Task data »
----

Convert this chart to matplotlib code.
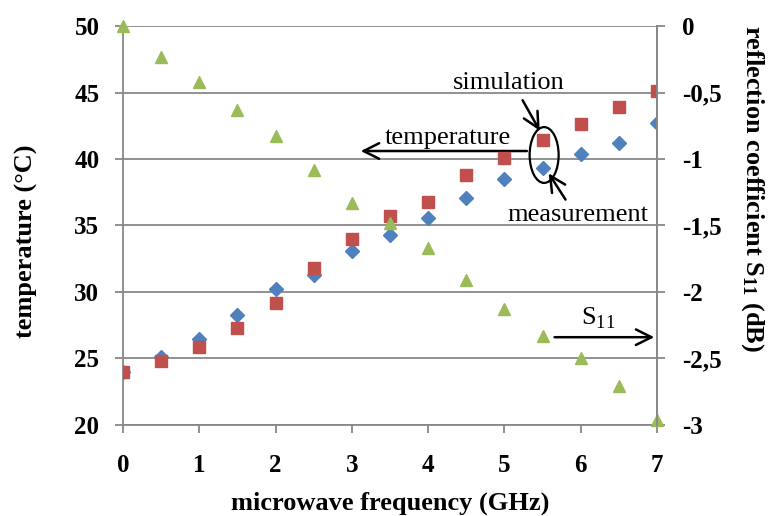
import matplotlib
matplotlib.use("Agg")
import matplotlib.pyplot as plt
from matplotlib.patches import Ellipse

plt.rcParams['font.family'] = ['Liberation Serif', 'DejaVu Serif']
plt.rcParams['mathtext.fontset'] = 'custom'
plt.rcParams['mathtext.rm'] = 'Liberation Serif'
plt.rcParams['mathtext.bf'] = 'Liberation Serif:bold'

# Data
freq = [0, 0.5, 1, 1.5, 2, 2.5, 3, 3.5, 4, 4.5, 5, 5.5, 6, 6.5, 7]  # GHz
temp_measured = [24.0, 25.1, 26.5, 28.3, 30.2, 31.3, 33.1, 34.3, 35.6, 37.1, 38.5, 39.3, 40.4, 41.2, 42.7]
temp_simulated = [24.0, 24.8, 25.9, 27.3, 29.2, 31.8, 34.0, 35.7, 36.8, 38.8, 40.1, 41.4, 42.6, 43.9, 45.1]
s11 = [0.0, -0.23, -0.42, -0.63, -0.83, -1.08, -1.33, -1.48, -1.67, -1.91, -2.13, -2.33, -2.50, -2.71, -2.96]

x_ticks = [0, 1, 2, 3, 4, 5, 6, 7]
temp_ticks = [20, 25, 30, 35, 40, 45, 50]
s11_ticks = [0, -0.5, -1, -1.5, -2, -2.5, -3]
s11_tick_labels = ['0', '-0,5', '-1', '-1,5', '-2', '-2,5', '-3']

grey = '#888888'
blue = '#4F81BD'
red = '#C0504D'
green = '#9BBB59'

fig, ax = plt.subplots(figsize=(7.69, 5.16), dpi=100)
fig.subplots_adjust(left=0.16, right=0.8544, top=0.9496, bottom=0.1764)

ax.plot(freq, temp_measured, linestyle='none', marker='D', markersize=7, color=blue, zorder=3)
ax.plot(freq, temp_simulated, linestyle='none', marker='s', markersize=8.5, color=red, zorder=4)
ax.set_xlim(0, 7)
ax.set_ylim(20, 50)
ax.set_xticks(x_ticks)
ax.set_yticks(temp_ticks)
ax.yaxis.grid(True, color=grey, lw=1.3)
ax.set_axisbelow(True)

ax2 = ax.twinx()
ax2.plot(freq, s11, linestyle='none', marker='^', markersize=8.5, color=green, clip_on=False)
ax2.set_ylim(-3, 0)
ax2.set_yticks(s11_ticks)
ax2.set_yticklabels(s11_tick_labels)

for a in (ax, ax2):
    a.spines['top'].set_visible(False)
    for side in ('left', 'right', 'bottom'):
        a.spines[side].set_color(grey)
        a.spines[side].set_linewidth(1.3)
    a.tick_params(colors=grey, width=1.3, length=6, labelcolor='black', labelsize=18)
ax.tick_params(axis='x', pad=15)
ax.tick_params(axis='y', pad=11)
ax2.tick_params(axis='y', pad=12)
for lab in ax.get_xticklabels() + ax.get_yticklabels() + ax2.get_yticklabels():
    lab.set_fontweight('bold')
ax2.spines['left'].set_visible(False)
ax2.spines['bottom'].set_visible(False)

ax.set_xlabel('microwave frequency (GHz)', fontsize=19, fontweight='bold')
ax.xaxis.label.set_va('bottom')
ax.xaxis.set_label_coords(0.5, -0.2245)
ax.set_ylabel('temperature (°C)', fontsize=19, fontweight='bold')
ax.yaxis.set_label_coords(-0.159, 0.46)
fig.text(0.979, 0.634, r'reflection coefficient $\mathbf{S_{11}}$ (dB)', rotation=-90,
         ha='center', va='center', fontsize=19, fontweight='bold')

# annotations
arrow = dict(arrowstyle='->', color='black', lw=1.8, mutation_scale=28)
ax.text(5.05, 45.7, 'simulation', fontsize=19, ha='center', va='center')
ax.annotate('', xy=(5.48, 41.95), xytext=(5.22, 44.6), arrowprops=arrow)
ax.text(4.26, 41.6, 'temperature', fontsize=19, ha='center', va='center')
ax.annotate('', xy=(3.08, 40.6), xytext=(5.33, 40.6), arrowprops=arrow)
ax.add_patch(Ellipse((5.52, 40.3), 0.38, 4.2, fill=False, edgecolor='black', lw=1.6, zorder=5))
ax.text(5.96, 35.8, 'measurement', fontsize=19, ha='center', va='center')
ax.annotate('', xy=(5.56, 39.1), xytext=(5.82, 36.77), arrowprops=arrow)
ax.text(6.23, 28.05, r'S$_{11}$', fontsize=19, ha='center', va='center')
ax.annotate('', xy=(7.0, 26.6), xytext=(5.62, 26.6), arrowprops=arrow)

fig.savefig('out.png', dpi=100)
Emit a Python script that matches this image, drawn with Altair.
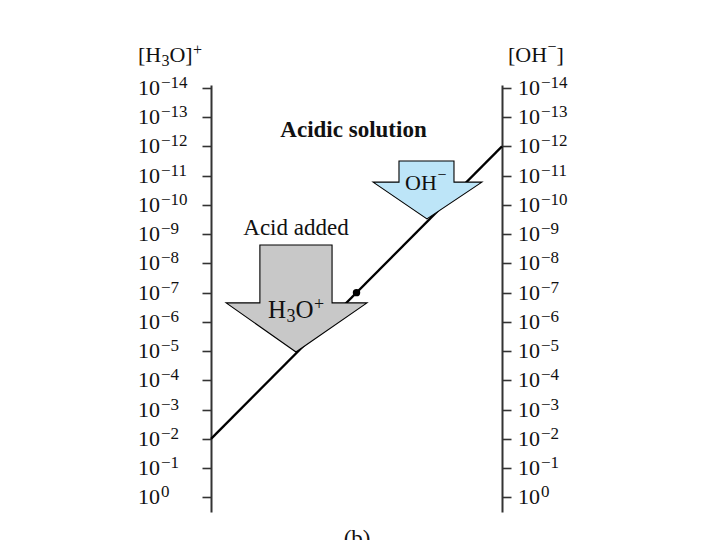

----

Output the lines above in full and exactly as given, omitting any pictures.

Convert this chart to matplotlib code.
import matplotlib
matplotlib.use("Agg")
import matplotlib.pyplot as plt
from matplotlib.patches import Ellipse

plt.rcParams['font.family'] = ['Liberation Serif', 'DejaVu Serif']
plt.rcParams['mathtext.fontset'] = 'custom'
plt.rcParams['mathtext.rm'] = 'Liberation Serif'
plt.rcParams['mathtext.bf'] = 'Liberation Serif:bold'

# Data
freq = [0, 0.5, 1, 1.5, 2, 2.5, 3, 3.5, 4, 4.5, 5, 5.5, 6, 6.5, 7]  # GHz
temp_measured = [24.0, 25.1, 26.5, 28.3, 30.2, 31.3, 33.1, 34.3, 35.6, 37.1, 38.5, 39.3, 40.4, 41.2, 42.7]
temp_simulated = [24.0, 24.8, 25.9, 27.3, 29.2, 31.8, 34.0, 35.7, 36.8, 38.8, 40.1, 41.4, 42.6, 43.9, 45.1]
s11 = [0.0, -0.23, -0.42, -0.63, -0.83, -1.08, -1.33, -1.48, -1.67, -1.91, -2.13, -2.33, -2.50, -2.71, -2.96]

x_ticks = [0, 1, 2, 3, 4, 5, 6, 7]
temp_ticks = [20, 25, 30, 35, 40, 45, 50]
s11_ticks = [0, -0.5, -1, -1.5, -2, -2.5, -3]
s11_tick_labels = ['0', '-0,5', '-1', '-1,5', '-2', '-2,5', '-3']

grey = '#888888'
blue = '#4F81BD'
red = '#C0504D'
green = '#9BBB59'

fig, ax = plt.subplots(figsize=(7.69, 5.16), dpi=100)
fig.subplots_adjust(left=0.16, right=0.8544, top=0.9496, bottom=0.1764)

ax.plot(freq, temp_measured, linestyle='none', marker='D', markersize=7, color=blue, zorder=3)
ax.plot(freq, temp_simulated, linestyle='none', marker='s', markersize=8.5, color=red, zorder=4)
ax.set_xlim(0, 7)
ax.set_ylim(20, 50)
ax.set_xticks(x_ticks)
ax.set_yticks(temp_ticks)
ax.yaxis.grid(True, color=grey, lw=1.3)
ax.set_axisbelow(True)

ax2 = ax.twinx()
ax2.plot(freq, s11, linestyle='none', marker='^', markersize=8.5, color=green, clip_on=False)
ax2.set_ylim(-3, 0)
ax2.set_yticks(s11_ticks)
ax2.set_yticklabels(s11_tick_labels)

for a in (ax, ax2):
    a.spines['top'].set_visible(False)
    for side in ('left', 'right', 'bottom'):
        a.spines[side].set_color(grey)
        a.spines[side].set_linewidth(1.3)
    a.tick_params(colors=grey, width=1.3, length=6, labelcolor='black', labelsize=18)
ax.tick_params(axis='x', pad=15)
ax.tick_params(axis='y', pad=11)
ax2.tick_params(axis='y', pad=12)
for lab in ax.get_xticklabels() + ax.get_yticklabels() + ax2.get_yticklabels():
    lab.set_fontweight('bold')
ax2.spines['left'].set_visible(False)
ax2.spines['bottom'].set_visible(False)

ax.set_xlabel('microwave frequency (GHz)', fontsize=19, fontweight='bold')
ax.xaxis.label.set_va('bottom')
ax.xaxis.set_label_coords(0.5, -0.2245)
ax.set_ylabel('temperature (°C)', fontsize=19, fontweight='bold')
ax.yaxis.set_label_coords(-0.159, 0.46)
fig.text(0.979, 0.634, r'reflection coefficient $\mathbf{S_{11}}$ (dB)', rotation=-90,
         ha='center', va='center', fontsize=19, fontweight='bold')

# annotations
arrow = dict(arrowstyle='->', color='black', lw=1.8, mutation_scale=28)
ax.text(5.05, 45.7, 'simulation', fontsize=19, ha='center', va='center')
ax.annotate('', xy=(5.48, 41.95), xytext=(5.22, 44.6), arrowprops=arrow)
ax.text(4.26, 41.6, 'temperature', fontsize=19, ha='center', va='center')
ax.annotate('', xy=(3.08, 40.6), xytext=(5.33, 40.6), arrowprops=arrow)
ax.add_patch(Ellipse((5.52, 40.3), 0.38, 4.2, fill=False, edgecolor='black', lw=1.6, zorder=5))
ax.text(5.96, 35.8, 'measurement', fontsize=19, ha='center', va='center')
ax.annotate('', xy=(5.56, 39.1), xytext=(5.82, 36.77), arrowprops=arrow)
ax.text(6.23, 28.05, r'S$_{11}$', fontsize=19, ha='center', va='center')
ax.annotate('', xy=(7.0, 26.6), xytext=(5.62, 26.6), arrowprops=arrow)

fig.savefig('out.png', dpi=100)
Emit a Python script that matches this image, drawn with Altair.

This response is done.